Among the other new source of potential development is around the increasing interest in non-fungible tokens (NFTs) in Thailand, and in Asia more broadly. While currently, there aren’t specific regulations on NFTs in the market, “Generally, these should be legally possible in Thailand”.
“Nevertheless, we do expect NFTs of Thai creators to be launched on international renowned platforms rather than the domestics ones for the time being,” they add.
Those who take a step back will find that Thailand’s policy approach to digital assets generally falls in line with those of its neighbours — Singapore and Malaysia.

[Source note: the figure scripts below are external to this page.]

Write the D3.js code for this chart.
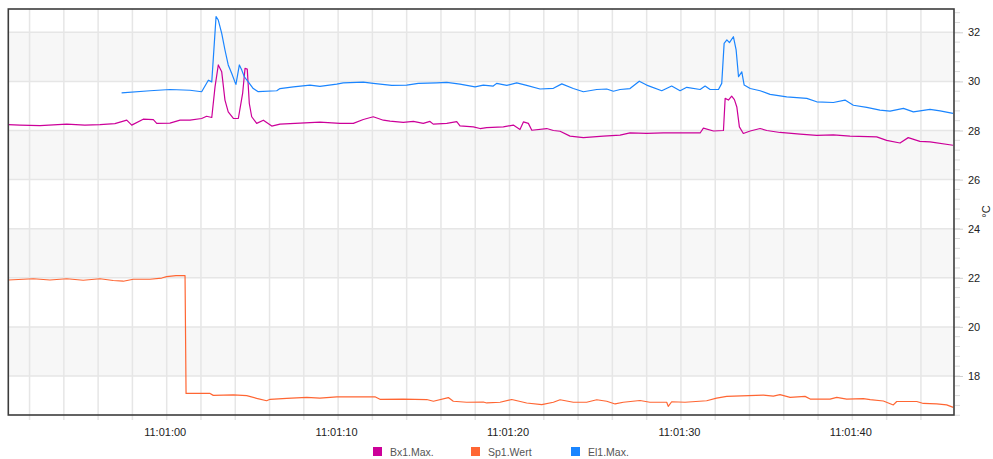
<!DOCTYPE html>
<html>
<head>
<meta charset="utf-8">
<script src="https://cdn.jsdelivr.net/npm/d3@7"></script>
<style>
  body { margin: 0; background: #fff; }
  svg { display: block; font-family: "Liberation Sans", Arial, sans-serif; }
</style>
</head>
<body>
<div id="chart"></div>
<script>
// seconds relative to 11:01:00, values in °C
var seriesNames = ['Bx1.Max.', 'Sp1.Wert', 'El1.Max.'];
var seriesColors = ['#cc0099', '#ff6633', '#1a85ff'];

var bxTime = [-9.24,-8.56,-7.39,-5.83,-4.77,-3.89,-3.02,-2.33,-2.04,-1.37,-0.78,-0.58,0.19,0.78,1.36,2.04,2.33,2.63,2.82,3.01,3.21,3.40,3.59,3.89,4.18,4.43,4.57,4.70,4.82,4.96,5.25,5.64,6.13,6.61,7.78,8.94,10.11,10.89,11.47,12.05,12.64,13.03,13.80,14.39,14.97,15.36,15.55,16.34,16.92,17.11,17.89,18.28,18.67,19.64,20.22,20.61,20.81,21.10,21.30,22.17,22.56,22.95,23.53,24.31,25.47,26.45,27.03,28.00,28.97,31.12,31.31,31.90,32.48,32.58,32.77,32.96,33.12,33.26,33.41,33.64,34.04,34.62,35.01,35.78,36.95,37.92,38.89,39.86,41.42,42.00,42.78,43.26,43.94,44.53,45.87];
var bxValue = [28.24,28.22,28.20,28.26,28.22,28.24,28.28,28.42,28.22,28.46,28.44,28.29,28.30,28.42,28.42,28.49,28.58,28.53,29.78,30.67,30.39,29.24,28.76,28.49,28.49,29.51,30.53,30.50,29.10,28.56,28.29,28.42,28.18,28.26,28.30,28.34,28.29,28.29,28.45,28.56,28.42,28.38,28.33,28.37,28.29,28.37,28.26,28.29,28.36,28.19,28.15,28.08,28.12,28.15,28.22,28.04,28.35,28.29,28.01,28.08,28.00,27.97,27.77,27.71,27.77,27.81,27.90,27.88,27.90,27.90,28.10,27.98,28.00,29.31,29.24,29.40,29.26,28.96,28.15,27.88,27.98,28.08,28.00,27.92,27.85,27.80,27.82,27.77,27.74,27.60,27.49,27.71,27.56,27.54,27.40];

var spTime = [-9.24,-7.78,-6.81,-5.83,-4.87,-3.89,-3.12,-2.53,-1.95,-0.97,-0.29,0.00,0.54,1.07,1.13,2.53,2.72,3.89,4.67,5.25,5.83,6.03,7.00,8.17,8.94,9.92,12.15,12.44,13.80,15.17,15.56,16.43,16.72,17.50,18.47,18.67,19.45,20.13,21.00,21.88,22.56,22.95,23.72,24.50,25.09,25.67,26.16,26.64,27.61,28.19,29.17,29.26,29.46,30.24,31.50,32.08,32.67,34.81,35.39,35.78,36.37,37.24,37.54,38.70,39.09,39.67,40.64,41.04,41.81,42.39,42.59,43.76,44.14,44.92,45.50,45.89];
var spValue = [21.91,21.96,21.91,21.96,21.90,21.96,21.89,21.86,21.94,21.94,21.99,22.05,22.09,22.09,17.29,17.29,17.21,17.23,17.20,17.09,16.99,17.05,17.09,17.13,17.10,17.15,17.15,17.05,17.06,17.04,16.97,17.12,16.97,16.93,16.94,16.90,16.93,17.04,16.90,16.83,16.93,17.03,16.93,16.93,17.03,16.97,16.86,16.93,17.00,16.93,16.93,16.76,16.95,16.93,16.99,17.10,17.17,17.22,17.18,17.24,17.13,17.17,17.06,17.06,17.13,17.06,17.08,17.04,16.98,16.82,16.96,16.96,16.88,16.86,16.82,16.72];

var elTime = [-2.63,-0.97,0.19,1.36,2.04,2.43,2.63,2.88,3.01,3.21,3.40,3.59,3.79,3.98,4.04,4.24,4.38,4.53,4.76,5.05,5.34,6.42,6.61,7.39,8.36,8.94,9.92,10.30,11.47,12.05,13.13,14.00,14.68,15.75,16.34,17.11,17.99,18.47,19.05,19.25,19.84,20.42,21.00,21.78,22.56,23.05,23.72,24.31,25.09,25.67,26.06,26.45,27.03,27.57,28.00,28.88,29.46,29.95,30.34,31.12,31.41,31.70,32.19,32.38,32.52,32.68,32.83,33.06,33.22,33.36,33.55,33.69,34.04,34.62,35.20,36.17,37.34,37.92,38.89,39.57,40.06,40.84,41.61,42.20,42.98,43.56,44.53,45.12,45.87];
var elValue = [29.53,29.62,29.67,29.64,29.58,30.05,29.98,32.64,32.50,31.96,31.28,30.67,30.33,29.98,29.88,30.67,30.46,30.19,29.98,29.71,29.58,29.62,29.71,29.78,29.85,29.80,29.89,29.94,29.97,29.92,29.84,29.85,29.92,29.94,29.96,29.89,29.78,29.85,29.81,29.92,29.84,29.94,29.84,29.69,29.72,29.90,29.71,29.58,29.67,29.69,29.60,29.67,29.71,30.01,29.85,29.62,29.81,29.62,29.76,29.67,29.81,29.67,29.67,29.92,31.55,31.69,31.58,31.82,31.28,30.19,30.39,29.85,29.71,29.62,29.47,29.37,29.31,29.17,29.14,29.24,29.03,28.94,28.83,28.79,28.90,28.76,28.86,28.80,28.70];

var timeStart = -9.24, timeEnd = 45.93;
var valueMin = 16.41, valueMax = 32.95;
var majorTicks = [18, 20, 22, 24, 26, 28, 30, 32];
var bandPairs = [[30, 32], [26, 28], [22, 24], [18, 20]];

function draw_chart() {
  const W = 993, H = 459;
  const margin = {top: 9, right: 39, bottom: 44, left: 8.3};
  const width = W - margin.left - margin.right,
        height = H - margin.top - margin.bottom;

  const base = new Date(2020, 0, 1, 11, 1, 0);
  const toDate = s => new Date(base.getTime() + s * 1000);

  const svg = d3.select('#chart').append('svg')
      .attr('width', W)
      .attr('height', H);

  const g = svg.append('g')
      .attr('transform', `translate(${margin.left},${margin.top})`);

  const x = d3.scaleTime()
      .domain([toDate(timeStart), toDate(timeEnd)])
      .range([0, width]);

  const y = d3.scaleLinear()
      .domain([valueMin, valueMax])
      .range([height, 0]);

  // alternating bands
  g.selectAll('.band')
    .data(bandPairs)
    .join('rect')
      .attr('class', 'band')
      .attr('x', 0)
      .attr('width', width)
      .attr('y', d => y(d[1]))
      .attr('height', d => y(d[0]) - y(d[1]))
      .attr('fill', '#f7f7f7');

  // grid lines
  const tick2s = x.ticks(d3.timeSecond.every(2));
  g.append('g')
    .selectAll('line')
    .data(tick2s)
    .join('line')
      .attr('x1', d => x(d)).attr('x2', d => x(d))
      .attr('y1', 0).attr('y2', height + 5)
      .attr('stroke', '#e6e6e6')
      .attr('stroke-width', 1.5);

  g.append('g')
    .selectAll('line')
    .data(majorTicks)
    .join('line')
      .attr('x1', 0).attr('x2', width)
      .attr('y1', d => y(d)).attr('y2', d => y(d))
      .attr('stroke', '#e6e6e6')
      .attr('stroke-width', 1.5);

  // x axis labels every 10 s
  const xAxis = d3.axisBottom(x)
      .ticks(d3.timeSecond.every(10))
      .tickFormat(d3.timeFormat('%H:%M:%S'))
      .tickSize(0)
      .tickPadding(13);

  const gx = g.append('g')
      .attr('transform', `translate(0,${height})`)
      .call(xAxis);
  gx.select('.domain').remove();
  gx.selectAll('text')
      .attr('dx', -2)
      .attr('font-size', 11)
      .attr('font-family', '"Liberation Sans", Arial, sans-serif')
      .attr('fill', '#222');

  // right axis with minor ticks
  const minorTicks = d3.range(16.4, 32.95, 0.4);
  g.append('g')
    .attr('transform', `translate(${width},0)`)
    .selectAll('line')
    .data(minorTicks)
    .join('line')
      .attr('x1', 1).attr('x2', 6)
      .attr('y1', d => y(d)).attr('y2', d => y(d))
      .attr('stroke', '#dcdcdc');

  const yAxis = d3.axisRight(y)
      .tickValues(majorTicks)
      .tickSize(9)
      .tickPadding(5);

  const gy = g.append('g')
      .attr('transform', `translate(${width},0)`)
      .call(yAxis);
  gy.select('.domain').remove();
  gy.selectAll('line').attr('stroke', '#cfcfcf');
  gy.selectAll('text')
      .attr('font-size', 11)
      .attr('font-family', '"Liberation Sans", Arial, sans-serif')
      .attr('fill', '#222');

  g.append('text')
      .attr('transform', `translate(${width + 36},${y(24.7)}) rotate(-90)`)
      .attr('text-anchor', 'middle')
      .attr('font-size', 11)
      .attr('fill', '#222')
      .text('°C');

  // lines
  const line = d3.line()
      .x(d => x(toDate(d[0])))
      .y(d => y(d[1]));

  const seriesData = [
    d3.zip(bxTime, bxValue),
    d3.zip(spTime, spValue),
    d3.zip(elTime, elValue)
  ];

  g.append('g')
    .selectAll('path')
    .data(seriesData)
    .join('path')
      .attr('d', line)
      .attr('fill', 'none')
      .attr('stroke', (d, i) => seriesColors[i])
      .attr('stroke-width', 1.2)
      .attr('stroke-linejoin', 'round');

  // frame
  g.append('rect')
      .attr('x', 0).attr('y', 0)
      .attr('width', width).attr('height', height)
      .attr('fill', 'none')
      .attr('stroke', '#3c3c3c')
      .attr('stroke-width', 1.6);

  // legend
  const legendX = [373, 471, 571];
  const lg = svg.append('g')
    .selectAll('g')
    .data(seriesNames)
    .join('g')
      .attr('transform', (d, i) => `translate(${legendX[i]},447)`);
  lg.append('rect')
      .attr('width', 9).attr('height', 9)
      .attr('fill', (d, i) => seriesColors[i]);
  lg.append('text')
      .attr('x', 17).attr('y', 9)
      .attr('font-size', 10.5)
      .attr('fill', '#555')
      .text(d => d);
}

draw_chart();
</script>
</body>
</html>
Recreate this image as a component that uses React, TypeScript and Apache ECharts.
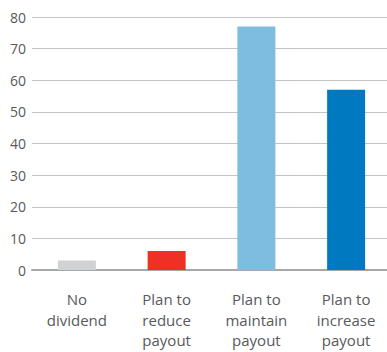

“The cryptocurrency business operators are subject to licensing requirements and the public offering of cryptocurrency is subject to prospectus requirements, limitation on types of investors and requirement on approval of platform, ongoing information disclosure and reporting requirements,” Wongsakrit and Panupan explain.
But the country could also benefit from greater collaboration that extends beyond borders.
“Given the borderless natures of these blockchain-based assets, personally we would hope to see an increase in international coordination. As for Thailand, Thai regulators have been very active and therefore we look forward to fast-evolving, well-balanced regulatory regimes in these areas,” the lawyers say.